Neben der Förderung von Teilqualifizierungen im Rahmen abschlussorientierter Weiterbildungsmaßnahmen fördert die Bundesagentur für Arbeit auch die Entwicklung von Teilqualifikationen. Aktuell bietet sie Teilqualifikationen in insgesamt sechs Ausbildungsberufen an.
Das Programm „Jobstarter Connect“ des BMBF fördert die Erprobung bundeseinheitlicher Teilqualifikationen in der Praxis. Bislang hat das Bundesinstitut für Berufsbildung Teilqualifikationen in 22 Ausbildungsberufen entwickelt und in 40 regionalen Pilotprojekten erprobt.
Die Arbeitgeberinitiative Teilqualifizierung bietet unter dem Qualitätssiegel „Eine TQ besser!“ Teilqualifikationen in 30 unterschiedlichen Ausbildungsberufen mit bundesweit einheitlichen Standards an. Die deutschen Arbeitgeberverbände, vertreten durch die Bundesvereinigung der Deutschen Arbeitgeberverbände (BDA), kooperieren dabei mit der Arbeitsgemeinschaft der Bildungswerke der Deutschen Wirtschaft (ADBW e. V.).
Das Projekt „CHANCEN NUTZEN! Mit Teilqualifikationen Richtung Berufsabschluss“ der Deutschen Industrie- und Handelskammer (DIHK) unterstützt die Entwicklung und Umsetzung eines bundeseinheitlichen Angebots an Teilqualifikationen und wird vom Bundesministerium für Bildung und Forschung (BMBF) finanziell unterstützt.
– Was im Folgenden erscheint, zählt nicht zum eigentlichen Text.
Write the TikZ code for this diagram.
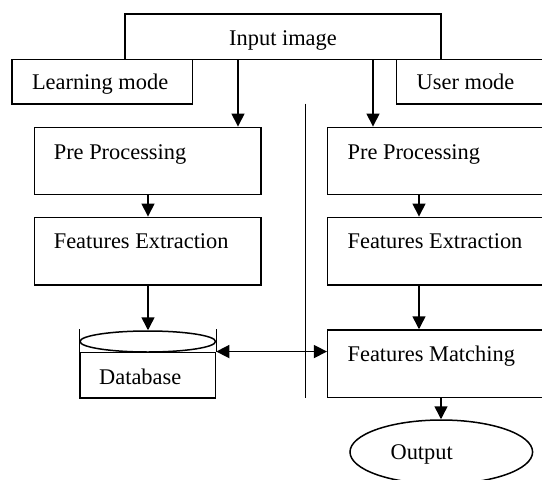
\documentclass[tikz,border=0pt]{standalone}
\usepackage{fontspec}
\setmainfont{Liberation Serif}
\usetikzlibrary{arrows.meta,shapes.geometric}
\begin{document}
\begin{tikzpicture}[x=1pt,y=-1pt,
  box/.style={draw, line width=1.5pt, inner sep=0pt, rectangle},
  oval/.style={draw, line width=1.5pt, inner sep=0pt, ellipse},
  txt/.style={inner sep=0pt, anchor=base west, font=\fontsize{22.4}{26}\selectfont},
  arr/.style={line width=1.5pt, -{Triangle[length=13pt,width=13pt]}},
  darr/.style={line width=1.5pt, {Triangle[length=13pt,width=13pt]}-{Triangle[length=13pt,width=13pt]}},
  ln/.style={line width=1.5pt},
  ]
\useasboundingbox (0,0) rectangle (542,480);
\clip (0,0) rectangle (542,480);

% boxes
\node[box, minimum width=316pt, minimum height=45.5pt] (inp) at (283,36.75) {};
\node[box, minimum width=180.5pt, minimum height=44.5pt] (lmode) at (102.25,81.75) {};
\node[box, minimum width=151.5pt, minimum height=44.5pt] (umode) at (472.25,81.75) {};
\node[box, minimum width=226.4pt, minimum height=67.4pt] (lpp) at (147.8,161) {};
\node[box, minimum width=226.4pt, minimum height=67.7pt] (lfe) at (147.8,251.15) {};
\node[box, minimum width=220.3pt, minimum height=67.4pt] (rpp) at (437.85,161) {};
\node[box, minimum width=220.3pt, minimum height=67.7pt] (rfe) at (437.85,251.15) {};
\node[box, minimum width=220.3pt, minimum height=67.7pt] (fm) at (437.85,363.85) {};
% database
\node[box, minimum width=135.5pt, minimum height=45.7pt] (db) at (147.75,375.15) {};
\node[oval, minimum width=135.5pt, minimum height=21pt] (dbtop) at (147.75,341.5) {};
\draw[ln] (db.north west) -- ++(0,-23);
\draw[ln] (db.north east) -- ++(0,-23);
% output
\node[oval, minimum width=182.6pt, minimum height=64pt] (out) at (441.3,452) {};

% divider
\coordinate (d1) at (305.5,103.5);
\coordinate (d2) at (305.5,398);
\draw[ln] (d1) -- (d2);

% texts
\node[txt, anchor=base] (tinp) at (283,45.7) {Input image};
\node[txt] (tlm) at (31.8,89.3) {Learning mode};
\node[txt] (tum) at (416.5,89.3) {User mode};
\node[txt] (tlpp) at (53.6,159.3) {Pre Processing};
\node[txt] (tlfe) at (53.6,248) {Features Extraction};
\node[txt] (trpp) at (347.4,159.3) {Pre Processing};
\node[txt] (trfe) at (347.4,248) {Features Extraction};
\node[txt] (tfm) at (347.4,361) {Features Matching};
\node[txt] (tdb) at (99,384.7) {Database};
\node[txt, anchor=base] (tout) at (421.7,459) {Output};

% connectors
\coordinate (xa) at (238,0);
\coordinate (xb) at (373,0);
\coordinate (xc) at (148,0);
\coordinate (xd) at (419,0);
\coordinate (xe) at (441,0);
\draw[arr] (inp.south -| xa) -- (lpp.north -| xa);
\draw[arr] (inp.south -| xb) -- (rpp.north -| xb);
\draw[arr] (lpp.south -| xc) -- (lfe.north -| xc);
\draw[arr] (rpp.south -| xd) -- (rfe.north -| xd);
\draw[arr] (lfe.south -| xc) -- (dbtop.north -| xc);
\draw[arr] (rfe.south -| xd) -- (fm.north -| xd);
\draw[darr] (db.north east) -- (db.north east -| fm.west);
\draw[arr] (fm.south -| xe) -- (out.north -| xe);
\end{tikzpicture}
\end{document}
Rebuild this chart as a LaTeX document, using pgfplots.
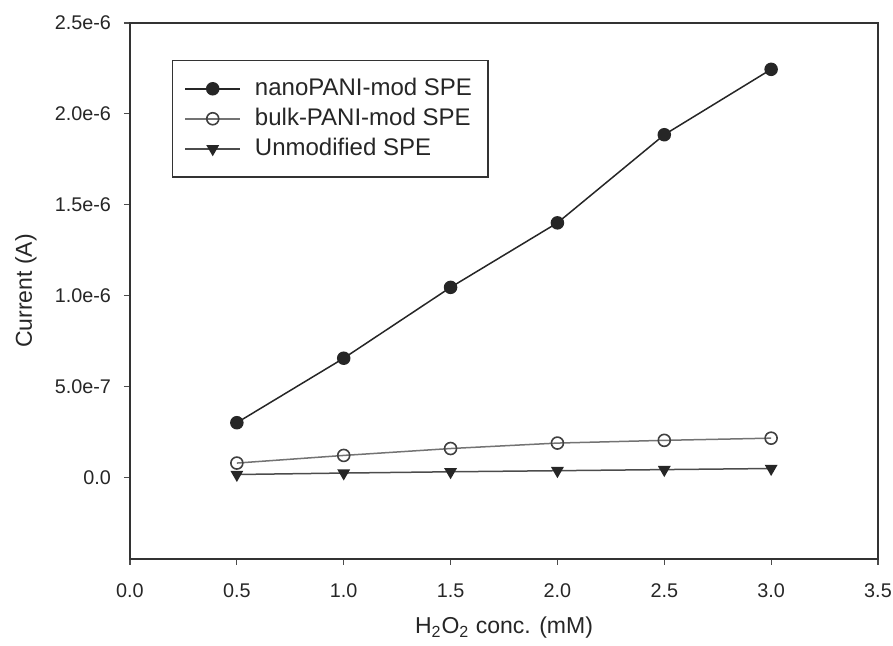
\documentclass[border=0pt]{standalone}
\usepackage{fontspec}
\setmainfont{Liberation Sans}
\usepackage{pgfplots}
\pgfplotsset{compat=1.18}
\begin{document}
\begin{tikzpicture}
\begin{axis}[
  scale only axis, width=374pt, height=268pt,
  xmin=0, xmax=3.5, ymin=-4.5e-7, ymax=2.5e-6,
  axis line style={draw=black!80, line width=0.8pt},
  xtick={0,0.5,1,1.5,2,2.5,3,3.5},
  xticklabels={0.0,0.5,1.0,1.5,2.0,2.5,3.0,3.5},
  ytick={0,5e-7,1e-6,1.5e-6,2e-6,2.5e-6},
  yticklabels={0.0,5.0e-7,1.0e-6,1.5e-6,2.0e-6,2.5e-6},
  scaled y ticks=false, scaled x ticks=false,
  tick align=outside, tick pos=left, major tick length=3pt,
  tick style={draw=black!70, line width=0.6pt},
  /pgf/number format/assume math mode=true,
  tick label style={font=\fontsize{9.9}{11}\selectfont, text=black!85},
  xticklabel style={yshift=-6pt},
  yticklabel style={xshift=-3pt},
  xlabel={H\textsubscript{2}O\textsubscript{2} conc. (mM)},
  ylabel={Current (A)},
  label style={font=\fontsize{11.5}{13}\selectfont, text=black!85},
  xlabel style={at={(axis description cs:0.5,-0.128)}, anchor=center},
  ylabel style={at={(axis description cs:-0.139,0.5)}, anchor=center},
  legend style={at={(axis description cs:0.056,0.931)}, anchor=north west,
    draw=black!80, line width=0.6pt, font=\fontsize{12}{14.25}\selectfont,
    inner xsep=6pt, inner ysep=7pt, row sep=0.8pt, text=black!85,
    /tikz/every odd column/.append style={column sep=5pt}},
  legend cell align=left,
  legend image code/.code={\draw[mark repeat=2,mark phase=2,#1] plot coordinates {(0pt,0pt) (13.75pt,0pt) (27.5pt,0pt)};},
]
\addplot[black!85, line width=0.75pt, mark=*, mark size=3pt, mark options={fill=black!85, draw=black!85}]
  coordinates {(0.5,3.0e-7)(1.0,6.55e-7)(1.5,1.045e-6)(2.0,1.40e-6)(2.5,1.885e-6)(3.0,2.245e-6)};
\addlegendentry{nanoPANI-mod SPE}
\addplot[black!55, line width=0.75pt, mark=o, mark size=3pt, mark options={fill=white, draw=black!75, line width=0.8pt}]
  coordinates {(0.5,7.8e-8)(1.0,1.2e-7)(1.5,1.58e-7)(2.0,1.88e-7)(2.5,2.03e-7)(3.0,2.15e-7)};
\addlegendentry{bulk-PANI-mod SPE}
\addplot[black!70, line width=0.75pt, mark=triangle*, mark size=3pt, mark options={rotate=180, fill=black!85, draw=black!85}]
  coordinates {(0.5,1.5e-8)(1.0,2.3e-8)(1.5,3.0e-8)(2.0,3.6e-8)(2.5,4.2e-8)(3.0,4.8e-8)};
\addlegendentry{Unmodified SPE}
\end{axis}
\pgfresetboundingbox
\path ([shift={(-65pt,-43.5pt)}]current axis.south west) rectangle ([shift={(7.5pt,11.5pt)}]current axis.north east);
\end{tikzpicture}
\end{document}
Bislang wurden für 12 Ausbildungsberufe Teilqualifikationen entwickelt.
Das vom Bundesministerium für Bildung und Forschung (BMBF) geförderte Projekt „ETAPP – bundesweit einheitliche Standards in der Teilqualifizierung“ erarbeitet Teilqualifikationen auf Grundlage bundesweit einheitlicher Qualitätsstandards. Bislang wurden Teilqualifikationen für zehn Ausbildungsberufe entwickelt.
Als Initiative des Kommunalen Bündnisses für Arbeit in Köln besteht das Kölner Bildungsmodell seit 2014 als Projekt zur modularen Qualifizierung von jungen Erwachsenen ab 25. Aktuell bietet es insgesamt sieben Ausbildungsberufe in Form von Teilqualifikationen an.